I should point out that these original playgrounds (not the child-proofed versions that came later, when over-protective people sanitized the equipment into blandness in order to avoid lawsuits) were rife with danger. You could break a bone quicker than a parent could say “don’t do that”. Still, we weren’t over-coddled back then, and we had resiliency. If you chose to do something dumbass, like leap off the top of the Mayor McCheese jungle gym without bothering to see what was below you, and subsequently sliced your leg open on Captain Crook’s sword, you sucked it up and kept going. (You might have to use some napkins to soak up the blood, as napkins were plentiful back then and you didn’t have to beg for them at the counter or pay a surcharge, but you did what you had to do. And then your raced off to throw your sister at a pack of those creepy round jaw-breaker characters that later had starring roles in the Pacman games.)
Second, whilst the urchins were destroying civilization and screaming as much as possible, the parents had a few minutes to collect their thoughts, strategize about the strenuous task of placing an order for the entire family, and wonder why they had ever thought it was a good idea to even have that family. I’m sure the drive to McDonald’s with a pack of energized offspring could cause the parents to become reflective and despondent, what with the hyperactive kids bouncing off the doors and ceiling with the intensity of those little plastic balls in the hopper during Bingo Night at Our Lady of St. Margarita’s.

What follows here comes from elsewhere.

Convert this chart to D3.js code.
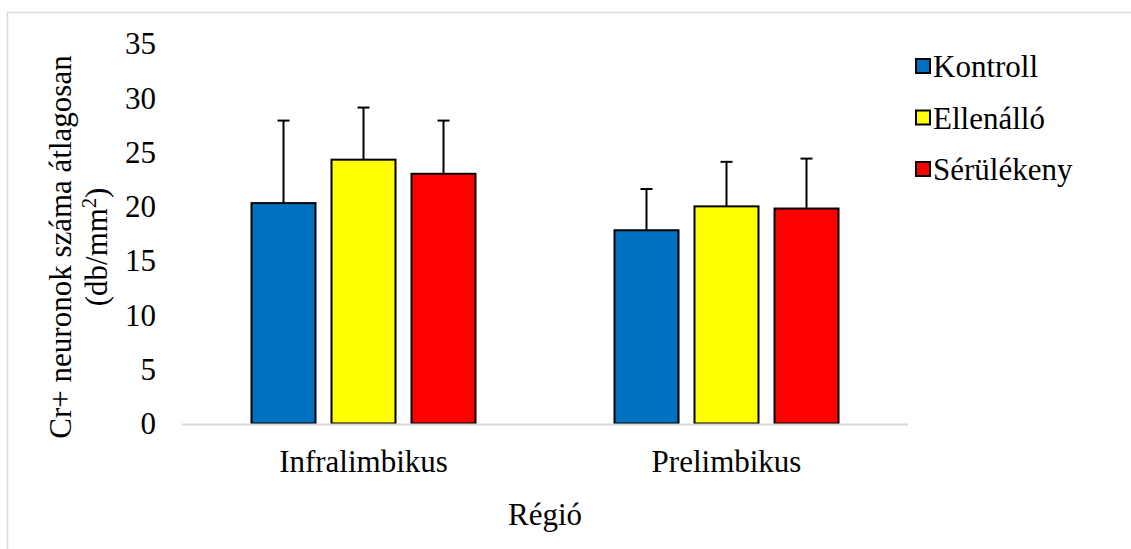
<!DOCTYPE html>
<html>
<head>
<meta charset="utf-8">
<script src="https://cdn.jsdelivr.net/npm/d3@7"></script>
</head>
<body style="margin:0; background:#fff">
<div id="chart"></div>
<script>
// Chart data
const regions = ['Infralimbikus', 'Prelimbikus'];
const groups = ['Kontroll', 'Ellenálló', 'Sérülékeny'];
const groupColors = ['#0070C0', '#FFFF00', '#FF0000'];
const means = [
    [20.3, 24.3, 23.0],   // Infralimbikus
    [17.8, 20.0, 19.8]    // Prelimbikus
];
const errors = [
    [7.6, 4.8, 4.9],
    [3.8, 4.1, 4.6]
];
const yTicks = [0, 5, 10, 15, 20, 25, 30, 35];

const FONT = '"Liberation Serif", "Times New Roman", serif';
const width = 1131, height = 549;
const margin = { left: 182, right: 223, top: 43.5, bottom: 125.5 };

const svg = d3.select('#chart')
    .append('svg')
    .attr('width', width)
    .attr('height', height)
    .style('display', 'block')
    .style('font-family', FONT);

// Outer frame
svg.append('rect')
    .attr('x', 7.5).attr('y', 12.5)
    .attr('width', width + 10).attr('height', height + 10)
    .attr('fill', 'none')
    .attr('stroke', '#d9d9d9')
    .attr('stroke-width', 1.5);

const x0 = d3.scaleBand()
    .domain(regions)
    .range([margin.left, width - margin.right]);

const groupWidth = 224;
const x1 = d3.scaleBand()
    .domain(groups)
    .range([(x0.bandwidth() - groupWidth) / 2, (x0.bandwidth() + groupWidth) / 2])
    .paddingInner(0.2);

const y = d3.scaleLinear()
    .domain([0, 35])
    .range([height - margin.bottom, margin.top]);

// Y axis labels (no axis line)
const yAxis = svg.append('g')
    .attr('transform', `translate(${margin.left - 26},0)`)
    .call(d3.axisLeft(y).tickValues(yTicks).tickSize(0).tickPadding(0));
yAxis.select('.domain').remove();
yAxis.selectAll('text')
    .style('font-family', FONT)
    .attr('font-size', 31)
    .attr('fill', '#000')
    .attr('dy', '0.33em');

// Bars
const rows = regions.map((r, i) => groups.map((g, j) => ({
    region: r, group: g, color: groupColors[j], value: means[i][j], err: errors[i][j]
})));

const regionG = svg.append('g')
    .selectAll('g')
    .data(rows)
    .enter().append('g')
    .attr('transform', (d, i) => `translate(${x0(regions[i])},0)`);

// Error bars (drawn under the bars)
const errG = regionG.selectAll('g.err')
    .data(d => d)
    .enter().append('g')
    .attr('class', 'err')
    .attr('stroke', '#000')
    .attr('stroke-width', 2);
errG.append('line')
    .attr('x1', d => x1(d.group) + x1.bandwidth() / 2)
    .attr('x2', d => x1(d.group) + x1.bandwidth() / 2)
    .attr('y1', d => y(d.value))
    .attr('y2', d => y(d.value + d.err));
errG.append('line')
    .attr('x1', d => x1(d.group) + x1.bandwidth() / 2 - 6)
    .attr('x2', d => x1(d.group) + x1.bandwidth() / 2 + 6)
    .attr('y1', d => y(d.value + d.err))
    .attr('y2', d => y(d.value + d.err));

regionG.selectAll('rect')
    .data(d => d)
    .enter().append('rect')
    .attr('x', d => x1(d.group))
    .attr('width', x1.bandwidth())
    .attr('y', d => y(d.value))
    .attr('height', d => y(0) - y(d.value))
    .attr('fill', d => d.color)
    .attr('stroke', '#000')
    .attr('stroke-width', 2);

// X axis baseline
svg.append('line')
    .attr('x1', margin.left).attr('x2', width - margin.right)
    .attr('y1', y(0) + 1).attr('y2', y(0) + 1)
    .attr('stroke', '#d9d9d9')
    .attr('stroke-width', 2);

// Category labels
svg.append('g')
    .selectAll('text')
    .data(regions)
    .enter().append('text')
    .attr('x', d => x0(d) + x0.bandwidth() / 2)
    .attr('y', 472)
    .attr('text-anchor', 'middle')
    .attr('font-size', 31)
    .style('font-family', FONT)
    .text(d => d);

// Axis titles
svg.append('text')
    .attr('x', (margin.left + width - margin.right) / 2)
    .attr('y', 525)
    .attr('text-anchor', 'middle')
    .attr('font-size', 31)
    .style('font-family', FONT)
    .text('Régió');

const yTitle = svg.append('text')
    .attr('transform', 'translate(0,247) rotate(-90)')
    .attr('text-anchor', 'middle')
    .attr('font-size', 31)
    .style('font-family', FONT);
yTitle.append('tspan')
    .attr('x', 0).attr('y', 71)
    .text('Cr+ neuronok száma átlagosan');
const line2 = yTitle.append('tspan')
    .attr('x', 0).attr('y', 107);
line2.append('tspan').text('(db/mm');
line2.append('tspan').attr('font-size', 20).attr('dy', -11).text('2');
line2.append('tspan').attr('dy', 11).text(')');

// Legend
const legend = svg.append('g')
    .selectAll('g')
    .data(groups)
    .enter().append('g')
    .attr('transform', (d, i) => `translate(916,${66 + i * 51.5})`);
legend.append('rect')
    .attr('x', 0).attr('y', -7)
    .attr('width', 14).attr('height', 14)
    .attr('fill', (d, i) => groupColors[i])
    .attr('stroke', '#000')
    .attr('stroke-width', 2);
legend.append('text')
    .attr('x', 17)
    .attr('y', 11)
    .attr('font-size', 31)
    .style('font-family', FONT)
    .text(d => d);
</script>
</body>
</html>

Eventually, everyone had to go inside and mill around in the ordering area. This was another moment fraught with tension and suspense. The parents had to deal with ensuring that they got enough food for the unruly tribe without having to skip a car payment. The children were invested in wondering which free prize they might get with their Happy Meal. This was always a critical moment, because if you opened the box and found a repeat of something you already had, you would have to live with the shame and disappointment until the next time you could convince your parents to go back to the Land of Deadly Playgrounds and Over-Abundant Salt Licks. It was even more annoying when one of your siblings got the very treasure you desired, because you knew they were going lord it over you for the rest of the weekend, to the point of you seriously contemplating sibling-cide.
Actually, the better prizes were bestowed upon the kiddies before the Happy Meal was created by the Marketing Team, which happened in 1979. (I looked it up on the Internet; it’s not like I scribbled such a development in my diary.) Before someone decided that we needed happiness in a box, the prizes were more centered around something the child might actually want. It was not until later that the prizes were tucked into a flimsy cardboard container, and the prizes became increasingly worthless as they morphed into publicity tools for the latest movie blockbuster.
The best of those pre-Happy Meal treasures, in my nerdy little opinion, were those plastic watches that weren’t really watches. Instead, the place where you could normally determine the time, if the damn thing had any actual value, would open up, revealing a nifty storage facility. It didn’t hold much (because kids are meant to have limited ownership of the important things in life, that’s how you keep them under control) but it could hold four or five quarters. And that was about the amount you needed in those days to pay your own way at a fast food joint, with change left over, and this was an excellent bargaining tool to use when trying to convince your still-rattled parents that it was time for another trek to McDonald’s.
Me: “Can we go to McDonald’s? I don’t have the green watch yet.”
Mom, with that hairdo that meant she had experienced an especially trying day at work, and if I had any sense whatsoever I would leave her alone: “Can I set my purse down first? Maybe go to the bathroom? And we just went to McDonald’s last Friday.”
Me: “But that was days ago. Decades. We need to go today so I can complete my collection.”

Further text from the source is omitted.